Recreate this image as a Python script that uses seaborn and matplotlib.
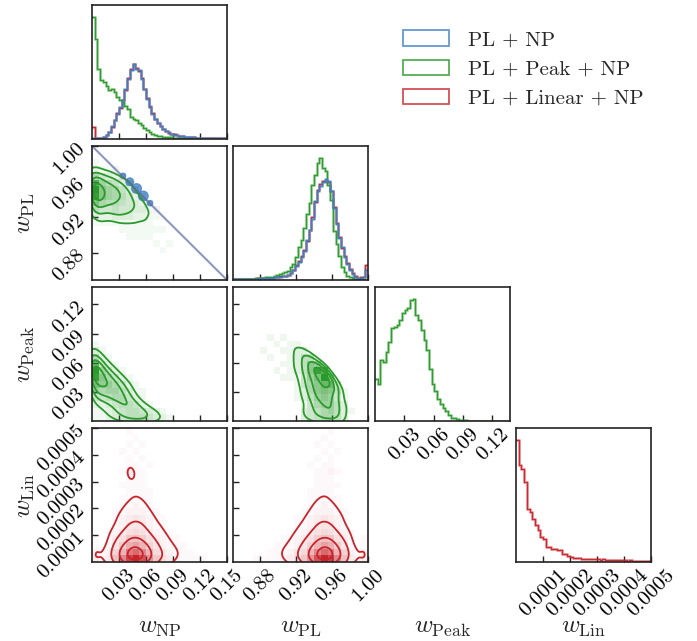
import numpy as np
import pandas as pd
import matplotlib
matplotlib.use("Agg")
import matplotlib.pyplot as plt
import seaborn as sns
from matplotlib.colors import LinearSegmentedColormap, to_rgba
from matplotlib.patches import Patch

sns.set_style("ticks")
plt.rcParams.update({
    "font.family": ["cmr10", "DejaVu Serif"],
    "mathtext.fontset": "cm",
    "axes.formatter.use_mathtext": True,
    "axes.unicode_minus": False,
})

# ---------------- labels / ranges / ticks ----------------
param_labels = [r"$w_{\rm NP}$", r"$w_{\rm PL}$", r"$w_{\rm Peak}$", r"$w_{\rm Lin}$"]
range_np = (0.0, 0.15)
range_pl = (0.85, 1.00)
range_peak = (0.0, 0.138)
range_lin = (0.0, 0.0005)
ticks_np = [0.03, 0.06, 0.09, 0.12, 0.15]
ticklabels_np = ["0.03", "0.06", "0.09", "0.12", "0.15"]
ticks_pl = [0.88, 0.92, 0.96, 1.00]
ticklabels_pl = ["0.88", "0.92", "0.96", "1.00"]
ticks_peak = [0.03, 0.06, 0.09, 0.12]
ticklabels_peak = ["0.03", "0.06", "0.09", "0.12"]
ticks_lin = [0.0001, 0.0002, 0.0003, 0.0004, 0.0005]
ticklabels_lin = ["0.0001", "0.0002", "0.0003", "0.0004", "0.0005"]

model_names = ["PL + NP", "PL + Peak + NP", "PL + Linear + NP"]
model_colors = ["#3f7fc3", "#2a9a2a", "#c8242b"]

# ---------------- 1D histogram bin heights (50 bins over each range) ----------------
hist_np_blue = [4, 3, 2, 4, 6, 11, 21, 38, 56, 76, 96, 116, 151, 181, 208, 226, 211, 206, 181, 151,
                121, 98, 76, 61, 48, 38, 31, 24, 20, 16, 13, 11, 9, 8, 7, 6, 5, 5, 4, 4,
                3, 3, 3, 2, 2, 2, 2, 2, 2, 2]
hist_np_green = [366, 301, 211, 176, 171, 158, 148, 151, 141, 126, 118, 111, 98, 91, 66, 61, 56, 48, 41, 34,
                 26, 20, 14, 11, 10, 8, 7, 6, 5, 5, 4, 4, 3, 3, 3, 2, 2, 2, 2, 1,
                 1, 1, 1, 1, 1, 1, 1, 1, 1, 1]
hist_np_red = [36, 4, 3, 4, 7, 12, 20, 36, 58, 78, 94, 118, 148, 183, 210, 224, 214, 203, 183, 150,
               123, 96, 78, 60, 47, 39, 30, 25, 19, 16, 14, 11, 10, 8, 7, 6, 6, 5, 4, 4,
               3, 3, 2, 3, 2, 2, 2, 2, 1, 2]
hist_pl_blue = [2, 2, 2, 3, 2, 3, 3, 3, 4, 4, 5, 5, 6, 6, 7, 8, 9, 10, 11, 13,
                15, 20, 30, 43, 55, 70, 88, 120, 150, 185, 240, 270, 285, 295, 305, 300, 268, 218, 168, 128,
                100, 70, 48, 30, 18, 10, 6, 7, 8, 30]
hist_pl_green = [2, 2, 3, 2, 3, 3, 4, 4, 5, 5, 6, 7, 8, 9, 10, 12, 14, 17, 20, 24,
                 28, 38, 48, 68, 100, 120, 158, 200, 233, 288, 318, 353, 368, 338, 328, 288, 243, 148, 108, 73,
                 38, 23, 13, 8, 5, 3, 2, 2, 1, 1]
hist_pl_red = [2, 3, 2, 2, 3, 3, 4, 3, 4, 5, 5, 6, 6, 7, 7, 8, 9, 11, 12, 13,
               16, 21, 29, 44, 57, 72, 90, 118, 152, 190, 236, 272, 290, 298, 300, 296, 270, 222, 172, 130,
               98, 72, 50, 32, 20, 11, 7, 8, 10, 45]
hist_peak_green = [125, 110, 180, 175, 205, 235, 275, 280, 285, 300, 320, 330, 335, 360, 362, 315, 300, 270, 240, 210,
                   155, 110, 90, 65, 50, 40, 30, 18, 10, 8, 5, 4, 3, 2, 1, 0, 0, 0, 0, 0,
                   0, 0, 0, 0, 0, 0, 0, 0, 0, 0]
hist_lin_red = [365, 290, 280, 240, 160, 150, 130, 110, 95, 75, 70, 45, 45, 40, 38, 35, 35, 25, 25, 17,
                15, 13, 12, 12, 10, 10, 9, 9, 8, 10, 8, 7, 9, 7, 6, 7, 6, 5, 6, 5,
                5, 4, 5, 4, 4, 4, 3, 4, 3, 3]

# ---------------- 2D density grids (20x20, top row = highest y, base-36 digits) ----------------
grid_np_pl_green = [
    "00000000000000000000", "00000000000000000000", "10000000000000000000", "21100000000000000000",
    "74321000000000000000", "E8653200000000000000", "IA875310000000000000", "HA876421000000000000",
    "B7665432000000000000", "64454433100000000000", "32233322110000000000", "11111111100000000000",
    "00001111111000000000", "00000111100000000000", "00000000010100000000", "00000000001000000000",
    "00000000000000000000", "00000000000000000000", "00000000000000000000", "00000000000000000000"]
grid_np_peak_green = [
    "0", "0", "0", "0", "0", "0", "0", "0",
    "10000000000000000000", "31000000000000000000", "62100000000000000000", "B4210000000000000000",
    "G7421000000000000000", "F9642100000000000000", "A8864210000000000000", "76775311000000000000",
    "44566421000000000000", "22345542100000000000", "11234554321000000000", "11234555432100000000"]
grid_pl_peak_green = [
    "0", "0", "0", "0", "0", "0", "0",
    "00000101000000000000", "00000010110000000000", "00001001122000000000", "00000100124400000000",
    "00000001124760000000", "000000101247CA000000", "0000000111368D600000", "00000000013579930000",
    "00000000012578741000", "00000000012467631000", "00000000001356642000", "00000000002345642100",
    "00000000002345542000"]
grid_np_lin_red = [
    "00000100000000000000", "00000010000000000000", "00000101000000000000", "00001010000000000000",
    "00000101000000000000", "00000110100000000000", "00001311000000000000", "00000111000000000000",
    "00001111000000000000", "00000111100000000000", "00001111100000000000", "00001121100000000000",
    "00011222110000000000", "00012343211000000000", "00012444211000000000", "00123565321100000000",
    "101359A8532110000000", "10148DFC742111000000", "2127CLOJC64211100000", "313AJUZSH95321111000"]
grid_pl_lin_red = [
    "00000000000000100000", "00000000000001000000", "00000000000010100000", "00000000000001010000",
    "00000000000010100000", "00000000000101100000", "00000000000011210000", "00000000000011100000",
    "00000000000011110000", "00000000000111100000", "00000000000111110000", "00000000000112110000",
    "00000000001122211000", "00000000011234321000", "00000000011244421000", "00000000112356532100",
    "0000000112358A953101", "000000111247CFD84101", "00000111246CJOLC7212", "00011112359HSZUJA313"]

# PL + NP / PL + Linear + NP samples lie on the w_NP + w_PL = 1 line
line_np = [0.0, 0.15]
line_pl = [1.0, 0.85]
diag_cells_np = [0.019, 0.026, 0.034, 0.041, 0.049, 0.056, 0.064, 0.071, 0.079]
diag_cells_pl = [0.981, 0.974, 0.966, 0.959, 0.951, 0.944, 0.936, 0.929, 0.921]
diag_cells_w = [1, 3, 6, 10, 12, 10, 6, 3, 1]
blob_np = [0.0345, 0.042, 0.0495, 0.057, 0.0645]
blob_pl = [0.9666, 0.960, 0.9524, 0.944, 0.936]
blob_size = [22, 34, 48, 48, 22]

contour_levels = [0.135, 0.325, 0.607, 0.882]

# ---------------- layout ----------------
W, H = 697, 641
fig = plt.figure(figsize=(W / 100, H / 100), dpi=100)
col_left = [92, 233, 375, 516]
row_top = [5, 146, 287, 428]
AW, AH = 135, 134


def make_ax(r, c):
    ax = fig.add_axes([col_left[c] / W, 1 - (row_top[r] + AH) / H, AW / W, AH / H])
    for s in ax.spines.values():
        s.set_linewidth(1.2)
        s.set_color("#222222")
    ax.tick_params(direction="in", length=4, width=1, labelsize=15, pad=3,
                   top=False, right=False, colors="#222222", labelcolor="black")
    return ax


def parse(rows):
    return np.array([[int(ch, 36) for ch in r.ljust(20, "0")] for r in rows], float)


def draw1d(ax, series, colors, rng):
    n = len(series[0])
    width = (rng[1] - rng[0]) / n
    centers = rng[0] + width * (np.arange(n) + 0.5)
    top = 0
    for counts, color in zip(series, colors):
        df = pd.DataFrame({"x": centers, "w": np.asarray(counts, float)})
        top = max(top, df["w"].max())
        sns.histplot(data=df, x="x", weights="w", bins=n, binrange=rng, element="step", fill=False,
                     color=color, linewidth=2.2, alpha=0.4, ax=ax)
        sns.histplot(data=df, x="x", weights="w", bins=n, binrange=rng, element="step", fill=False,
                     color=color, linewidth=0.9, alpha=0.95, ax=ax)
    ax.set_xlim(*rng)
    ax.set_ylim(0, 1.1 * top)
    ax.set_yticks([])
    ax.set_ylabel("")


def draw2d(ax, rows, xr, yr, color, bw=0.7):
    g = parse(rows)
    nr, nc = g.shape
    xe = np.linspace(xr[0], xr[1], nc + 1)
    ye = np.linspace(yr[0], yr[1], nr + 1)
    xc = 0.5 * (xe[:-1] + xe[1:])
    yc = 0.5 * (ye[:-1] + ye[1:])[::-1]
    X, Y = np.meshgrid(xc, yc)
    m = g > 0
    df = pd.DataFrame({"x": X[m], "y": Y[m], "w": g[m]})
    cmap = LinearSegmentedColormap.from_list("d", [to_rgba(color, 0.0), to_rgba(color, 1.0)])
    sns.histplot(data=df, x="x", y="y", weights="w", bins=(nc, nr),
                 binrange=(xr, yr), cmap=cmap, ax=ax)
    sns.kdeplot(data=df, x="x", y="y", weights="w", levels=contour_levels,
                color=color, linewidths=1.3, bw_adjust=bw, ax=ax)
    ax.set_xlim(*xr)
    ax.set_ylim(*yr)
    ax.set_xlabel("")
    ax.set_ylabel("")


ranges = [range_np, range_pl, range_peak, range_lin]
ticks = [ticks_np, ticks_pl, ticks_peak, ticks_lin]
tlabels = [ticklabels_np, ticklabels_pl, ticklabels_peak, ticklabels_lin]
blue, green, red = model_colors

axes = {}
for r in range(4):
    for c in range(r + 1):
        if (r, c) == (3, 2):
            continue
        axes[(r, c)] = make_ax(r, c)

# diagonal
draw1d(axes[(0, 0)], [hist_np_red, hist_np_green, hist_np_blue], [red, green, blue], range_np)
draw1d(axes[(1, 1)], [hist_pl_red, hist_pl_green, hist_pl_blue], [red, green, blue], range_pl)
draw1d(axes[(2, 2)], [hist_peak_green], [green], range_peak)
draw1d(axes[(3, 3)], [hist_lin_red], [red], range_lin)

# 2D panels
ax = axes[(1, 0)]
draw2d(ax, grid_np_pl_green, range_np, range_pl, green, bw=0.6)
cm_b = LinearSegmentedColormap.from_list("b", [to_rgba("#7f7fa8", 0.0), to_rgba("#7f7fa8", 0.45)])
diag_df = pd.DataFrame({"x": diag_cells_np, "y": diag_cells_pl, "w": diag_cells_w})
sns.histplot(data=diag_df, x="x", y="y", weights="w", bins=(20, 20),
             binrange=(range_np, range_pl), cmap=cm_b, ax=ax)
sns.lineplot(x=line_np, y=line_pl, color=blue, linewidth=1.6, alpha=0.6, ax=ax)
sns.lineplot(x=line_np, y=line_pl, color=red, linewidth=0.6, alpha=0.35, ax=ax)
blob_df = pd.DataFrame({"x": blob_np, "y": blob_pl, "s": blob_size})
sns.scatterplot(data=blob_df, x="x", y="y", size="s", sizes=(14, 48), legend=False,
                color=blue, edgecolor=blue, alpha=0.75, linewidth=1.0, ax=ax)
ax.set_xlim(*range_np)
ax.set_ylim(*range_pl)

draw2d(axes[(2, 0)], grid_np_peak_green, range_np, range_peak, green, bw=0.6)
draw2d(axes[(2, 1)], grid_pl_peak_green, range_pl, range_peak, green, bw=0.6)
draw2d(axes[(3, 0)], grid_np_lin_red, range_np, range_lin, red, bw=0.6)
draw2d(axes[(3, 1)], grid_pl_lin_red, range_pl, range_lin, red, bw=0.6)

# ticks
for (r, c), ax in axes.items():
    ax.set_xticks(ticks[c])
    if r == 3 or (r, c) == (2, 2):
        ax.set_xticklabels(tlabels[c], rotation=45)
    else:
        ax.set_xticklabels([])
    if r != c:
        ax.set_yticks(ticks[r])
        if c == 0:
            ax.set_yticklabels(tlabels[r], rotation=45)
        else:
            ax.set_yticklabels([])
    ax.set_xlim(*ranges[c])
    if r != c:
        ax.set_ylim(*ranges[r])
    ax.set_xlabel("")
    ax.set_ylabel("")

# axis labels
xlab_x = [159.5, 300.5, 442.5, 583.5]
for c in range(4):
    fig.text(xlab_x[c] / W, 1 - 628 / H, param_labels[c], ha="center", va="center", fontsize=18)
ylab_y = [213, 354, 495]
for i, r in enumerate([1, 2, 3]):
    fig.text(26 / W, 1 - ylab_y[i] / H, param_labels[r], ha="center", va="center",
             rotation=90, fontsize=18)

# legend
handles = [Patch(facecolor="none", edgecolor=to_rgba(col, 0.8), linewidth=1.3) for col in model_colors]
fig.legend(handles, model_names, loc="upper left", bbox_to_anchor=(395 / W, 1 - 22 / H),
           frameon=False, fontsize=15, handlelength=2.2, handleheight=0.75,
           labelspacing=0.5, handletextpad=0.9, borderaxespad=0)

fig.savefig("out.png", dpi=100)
────────────────────
### YOUR OBJECTIVE
Tally the lines in the listing that hold "seaborn" and report the number alone.

### RESPONSE FOR THIS EXERCISE
2